Генерал Чжан убит. Удивительно, каким жестоким ударом стала для нее эта новость. Чжан Шидэ сам по себе был всего лишь орудием. Ей нужен был человек его качеств: сильный телом, благородный душой и бесконечно неразумный сердцем. Использовать она могла только такого. Он просто подвернулся под руку.

Внезапно ей пришла в голову жестокая мысль: я его любила. Но такие мысли требуют внешних доказательств. Настоящей, а не надуманной боли. А ее знание о подкосившихся ногах было отстраненно-далеким, как утес на холодном пустынном горизонте. Она понятия не имела, как превратить это знание в чувство.

Она стояла, согнувшись и держась за курильницу. И вдруг услышала шаги мужа в коридоре. Он направлялся в ее покои, куда прежде не заходил. Отвратительно. Если он вломится в ее святая святых, осквернит не только ее комнату, но и воспоминания…

Еще какая-то эмоция вспыхнула и обернулась гневом, прежде чем Королева смогла ее распознать. Ей представилось, как ручейки эмоций стекаются по лабиринту каналов в колодец ее бесконечного гнева. Но и за гнев она была благодарна. Все-таки чувство.

Когда Рисовый Мешок Чжан вошел в комнату, Королева встретила его улыбкой, прямая, элегантная.

Как только она увидела его лицо, раскрасневшееся от триумфа и самодовольства, ей открылась вся ужасная правда. «Как» — не важно. В смерти генерала Чжана не было ни капли случайности. Все подстроил ее муж.

Улыбка Королевы не дрогнула. Словно рисунок на поверхности вазы.

Ты убил его.

Вот зачем он пожаловал.

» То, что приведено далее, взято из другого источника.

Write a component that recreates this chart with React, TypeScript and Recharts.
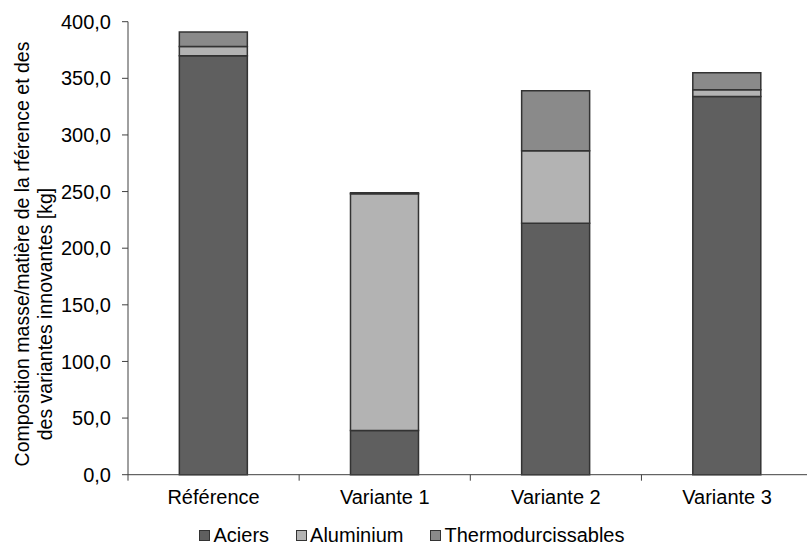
import React from "react";
import { BarChart, Bar, XAxis, YAxis, Legend } from "recharts";

const categories = ["Référence", "Variante 1", "Variante 2", "Variante 3"];
const aciers = [370, 39, 222, 334];
const aluminium = [8, 209, 64, 6];
const thermodurcissables = [13, 1, 53, 15];
const yTicks = [0, 50, 100, 150, 200, 250, 300, 350, 400];

const seriesNames = ["Aciers", "Aluminium", "Thermodurcissables"];
const colors = ["#5f5f5f", "#b3b3b3", "#8a8a8a"];

const data = categories.map((c, i) => ({
  name: c,
  Aciers: aciers[i],
  Aluminium: aluminium[i],
  Thermodurcissables: thermodurcissables[i],
}));

const FONT = "'Liberation Sans', Arial, sans-serif";
const AXIS = "#404040";

const fmt = (v: number) => v.toFixed(1).replace(".", ",");

const XTick = (props: any) => {
  const { x, y, payload, index } = props;
  const off = payload.offset || 0;
  const axisY = y - 15;
  return (
    <g>
      <line x1={x - off} x2={x - off} y1={axisY} y2={axisY + 6} stroke={AXIS} strokeWidth={1} />
      {index === categories.length - 1 && (
        <line x1={x + off} x2={x + off} y1={axisY} y2={axisY + 6} stroke={AXIS} strokeWidth={1} />
      )}
      <text x={x} y={y} dy="0.71em" textAnchor="middle" fontSize={20} fill="#000" fontFamily={FONT}>
        {payload.value}
      </text>
    </g>
  );
};

const YLabel = (props: any) => {
  const vb = props.viewBox || { x: 0, y: 0, width: 0, height: 0 };
  const x1 = vb.x + 22;
  const x2 = vb.x + 45;
  const y1 = 254;
  const y2 = 314;
  return (
    <g>
      <text x={x1} y={y1} transform={`rotate(-90, ${x1}, ${y1})`} textAnchor="middle" dominantBaseline="central" fontSize={19.5} fill="#000" fontFamily={FONT}>
        Composition masse/matière de la rférence et des
      </text>
      <text x={x2} y={y2} transform={`rotate(-90, ${x2}, ${y2})`} textAnchor="middle" dominantBaseline="central" fontSize={19.5} fill="#000" fontFamily={FONT}>
        des variantes innovantes [kg]
      </text>
    </g>
  );
};

const LegendContent = () => (
  <div style={{ display: "flex", justifyContent: "center", alignItems: "center", height: 21, paddingLeft: 17, fontFamily: FONT, fontSize: 20, color: "#000" }}>
    {seriesNames.map((n, i) => (
      <div key={n} style={{ display: "flex", alignItems: "center", marginRight: i < seriesNames.length - 1 ? 27 : 0 }}>
        <span style={{ display: "inline-block", width: 11, height: 11, boxSizing: "border-box", background: colors[i], border: "1px solid #333", marginRight: 3 }} />
        <span style={{ lineHeight: "21px", whiteSpace: "nowrap" }}>{n}</span>
      </div>
    ))}
  </div>
);

export default function App() {
  return (
    <div style={{ position: "fixed", left: 0, top: 0, width: 807, height: 546, overflow: "hidden", background: "#fff" }}>
      <BarChart
        width={820}
        height={546}
        data={data}
        margin={{ top: 21.7, right: 7.4, bottom: 0, left: 0 }}
        barCategoryGap="30%"
        style={{ fontFamily: FONT }}
      >
        <YAxis
          width={128}
          domain={[0, 400]}
          ticks={yTicks}
          tickFormatter={fmt}
          tickSize={6}
          tickMargin={11}
          stroke={AXIS}
          tick={{ fill: "#000", fontSize: 20, fontFamily: FONT }}
          tickLine={{ stroke: AXIS }}
          axisLine={{ stroke: AXIS }}
          label={{ content: <YLabel /> }}
          interval={0}
        />
        <XAxis
          dataKey="name"
          height={50.3}
          tickSize={6}
          tickMargin={9}
          tickLine={false}
          axisLine={{ stroke: AXIS }}
          tick={<XTick />}
          interval={0}
        />
        <Legend
          verticalAlign="bottom"
          content={<LegendContent />}
          wrapperStyle={{ left: 0, width: 807, bottom: 0 }}
        />
        {seriesNames.map((n, i) => (
          <Bar
            key={n}
            dataKey={n}
            stackId="a"
            fill={colors[i]}
            stroke="#333"
            strokeWidth={1.5}
            isAnimationActive={false}
          />
        ))}
      </BarChart>
    </div>
  );
}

Чтобы сказать ей это и увидеть, как она страдает.

А неплохой размен. Ненавистный муж увидит ее истинные чувства, зато она сможет ощутить то, что положено ощущать в такой ситуации.

Королева поклонилась и сказала:

— Эта женщина услышала печальную новость. Хотя слова, конечно, не утешат ее супруга в его горе, она осмелится выразить ему свои скромные соболезнования.

Он подошел слишком близко. Его личный запах — массажных масел с горьким лекарственным привкусом — оскорблял ее. Вспышкой вернулись воспоминания о том, как он насиловал ее, и шелковый ковер сбился в складки от его движений. Она увидела эту сцену как бы со стороны: собственное пустое лицо, безвольные белые руки и ноги, слуги пустыми глазами смотрят, как он наказывает ее, разбивает на тысячу осколков.

— Ах, соболезнования…

Как она ненавидела его физиономию, лучащуюся звериной жестокостью. Его раззадоривала собственная жестокость, которая, как ему казалось, может причинить ей боль. Он был слишком глуп, чтобы понять — у фарфора кровь не идет.

— Но ведь, о моя верная супруга, ты должна меня поздравить…

Муж впился пальцами в ее подбородок. Просчитывать ходы наперед он мог только в том, что касалось насилия. Или, может, это просто инстинкт. Он знал, что приятней всего не пытать другого, а ломать его сопротивление.

Мадам Чжан не доставила ему удовольствия наблюдать ее реакцию, когда он раскрыл у нее перед носом ладонь свободной руки. Сразу понятно было, к чему идет дело. Но чувство внутреннего разлада усилилось. И только увидев его триумф, она поняла, что дрожит. Рисовый Мешок явился, чтобы сделать ей больно. Ему удалось. Его победа отозвалась в ней злым отчаянием. Он украл то, что она даже не могла сама почувствовать. Ей дико хотелось взломать эту скорлупу, отделявшую ее от самой себя, выплеснуть с кровью чувства. Но ни отчаяние, ни гнев не брали фарфоровый панцирь. Она задыхалась под их весом — и только.